### Problem to work on
Begin with the first line and repeat exactly through the line containing "Chart.defaults.color = INK;"; leave every image out.

···

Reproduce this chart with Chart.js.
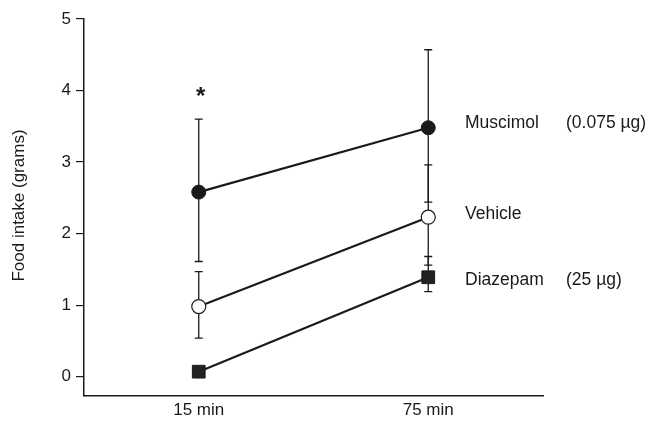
<!DOCTYPE html>
<html>
<head>
<meta charset="utf-8">
<script src="https://cdn.jsdelivr.net/npm/chart.js@4/dist/chart.umd.min.js"></script>
<style>
  html, body { margin: 0; padding: 0; background: #fff; }
  #wrap { width: 650px; height: 423px; }
</style>
</head>
<body>
<div id="wrap"><canvas id="c" width="650" height="423"></canvas></div>
<script>
// Time points after injection
const categories = ['15 min', '75 min'];

// Mean food intake (grams) per treatment
const muscimol = [2.58, 3.48];
const vehicle  = [0.98, 2.23];
const diazepam = [0.07, 1.39];

// Error bar limits (grams)
const muscimolHigh = [3.60, 4.57];
const muscimolLow  = [1.61, 2.44];
const vehicleHigh  = [1.47, 2.96];
const vehicleLow   = [0.54, 1.56];
const diazepamHigh = [0.07, 1.68];
const diazepamLow  = [0.07, 1.19];

// Y axis ticks
const yTicks = [0, 1, 2, 3, 4, 5];

// Series labels drawn at the right of the plot
const seriesNames = ['Muscimol', 'Vehicle', 'Diazepam'];
const seriesDoses = ['(0.075 µg)', '', '(25 µg)'];

// Significance marker
const sigMarker = '*';
const sigIndex = 0; // over the 15 min muscimol point

const yTitle = 'Food intake (grams)';

const INK = '#1a1a1a';
const FONT = '"Liberation Sans", Arial, Helvetica, sans-serif';

Chart.defaults.font.family = FONT;
Chart.defaults.color = INK;

const errorBars = {
  id: 'errorBars',
  beforeDatasetsDraw(chart) {
    const ctx = chart.ctx;
    const x = chart.scales.x, y = chart.scales.y;
    const highs = [muscimolHigh, vehicleHigh, diazepamHigh];
    const lows  = [muscimolLow, vehicleLow, diazepamLow];
    ctx.save();
    ctx.strokeStyle = INK;
    ctx.lineWidth = 1.3;
    highs.forEach((hi, s) => {
      hi.forEach((h, i) => {
        const l = lows[s][i];
        if (h === l) return;
        const px = x.getPixelForValue(i);
        const top = y.getPixelForValue(h), bot = y.getPixelForValue(l);
        ctx.beginPath();
        ctx.moveTo(px, top); ctx.lineTo(px, bot);
        ctx.moveTo(px - 4, top); ctx.lineTo(px + 4, top);
        ctx.moveTo(px - 4, bot); ctx.lineTo(px + 4, bot);
        ctx.stroke();
      });
    });
    ctx.restore();
  }
};

const annotations = {
  id: 'annotations',
  afterDraw(chart) {
    const ctx = chart.ctx;
    const x = chart.scales.x, y = chart.scales.y;
    const area = chart.chartArea;
    const lastVals = [muscimol, vehicle, diazepam].map(a => a[a.length - 1]);
    const dy = [-5, -3, 3];
    ctx.save();
    ctx.fillStyle = INK;
    ctx.font = '17.5px ' + FONT;
    ctx.textBaseline = 'middle';
    ctx.textAlign = 'left';
    seriesNames.forEach((name, i) => {
      const py = y.getPixelForValue(lastVals[i]) + dy[i];
      ctx.fillText(name, area.right - 78, py);
      if (seriesDoses[i]) ctx.fillText(seriesDoses[i], area.right + 23, py);
    });

    // significance asterisk above the error bar
    ctx.font = 'bold 24px ' + FONT;
    ctx.textAlign = 'center';
    ctx.textBaseline = 'alphabetic';
    ctx.fillText(sigMarker, x.getPixelForValue(sigIndex) + 2, y.getPixelForValue(muscimolHigh[sigIndex]) - 15);

    // y axis title
    ctx.font = '17px ' + FONT;
    ctx.translate(19, (area.top + area.bottom) / 2 - 2);
    ctx.rotate(-Math.PI / 2);
    ctx.textAlign = 'center';
    ctx.textBaseline = 'middle';
    ctx.fillText(yTitle, 0, 0);
    ctx.restore();
  }
};

new Chart(document.getElementById('c'), {
  type: 'line',
  data: {
    labels: categories,
    datasets: [
      { label: seriesNames[0], data: muscimol, borderColor: INK, borderWidth: 2.2,
        pointStyle: 'circle', pointRadius: 7, pointBackgroundColor: INK, pointBorderColor: INK, pointBorderWidth: 1 },
      { label: seriesNames[1], data: vehicle, borderColor: INK, borderWidth: 2.2,
        pointStyle: 'circle', pointRadius: 7, pointBackgroundColor: '#fff', pointBorderColor: INK, pointBorderWidth: 1.2 },
      { label: seriesNames[2], data: diazepam, borderColor: INK, borderWidth: 2.2,
        pointStyle: 'rect', pointRadius: 9, pointBackgroundColor: '#222', pointBorderColor: INK, pointBorderWidth: 1 }
    ]
  },
  options: {
    responsive: false,
    animation: false,
    events: [],
    layout: { padding: { top: 19, right: 107, left: 0, bottom: 0 } },
    plugins: { legend: { display: false }, tooltip: { enabled: false } },
    scales: {
      x: {
        type: 'category',
        offset: true,
        grid: { display: false, drawTicks: false },
        border: { display: true, color: INK, width: 1.5 },
        ticks: { font: { size: 17 }, color: INK, padding: 4, maxRotation: 0 },
        afterFit(scale) { scale.height = 27; }
      },
      y: {
        min: -0.27,
        max: 5,
        grid: { drawOnChartArea: false, drawTicks: true, tickLength: 8, color: INK, lineWidth: 1.2 },
        border: { display: true, color: INK, width: 1.5 },
        ticks: { font: { size: 17 }, color: INK, padding: 5 },
        afterBuildTicks(scale) { scale.ticks = yTicks.map(v => ({ value: v })); },
        afterFit(scale) { scale.width = 84; }
      }
    }
  },
  plugins: [errorBars, annotations]
});
</script>
</body>
</html>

···

### Response
Reproduce this chart with Chart.js.
<!DOCTYPE html>
<html>
<head>
<meta charset="utf-8">
<script src="https://cdn.jsdelivr.net/npm/chart.js@4/dist/chart.umd.min.js"></script>
<style>
  html, body { margin: 0; padding: 0; background: #fff; }
  #wrap { width: 650px; height: 423px; }
</style>
</head>
<body>
<div id="wrap"><canvas id="c" width="650" height="423"></canvas></div>
<script>
// Time points after injection
const categories = ['15 min', '75 min'];

// Mean food intake (grams) per treatment
const muscimol = [2.58, 3.48];
const vehicle  = [0.98, 2.23];
const diazepam = [0.07, 1.39];

// Error bar limits (grams)
const muscimolHigh = [3.60, 4.57];
const muscimolLow  = [1.61, 2.44];
const vehicleHigh  = [1.47, 2.96];
const vehicleLow   = [0.54, 1.56];
const diazepamHigh = [0.07, 1.68];
const diazepamLow  = [0.07, 1.19];

// Y axis ticks
const yTicks = [0, 1, 2, 3, 4, 5];

// Series labels drawn at the right of the plot
const seriesNames = ['Muscimol', 'Vehicle', 'Diazepam'];
const seriesDoses = ['(0.075 µg)', '', '(25 µg)'];

// Significance marker
const sigMarker = '*';
const sigIndex = 0; // over the 15 min muscimol point

const yTitle = 'Food intake (grams)';

const INK = '#1a1a1a';
const FONT = '"Liberation Sans", Arial, Helvetica, sans-serif';

Chart.defaults.font.family = FONT;
Chart.defaults.color = INK;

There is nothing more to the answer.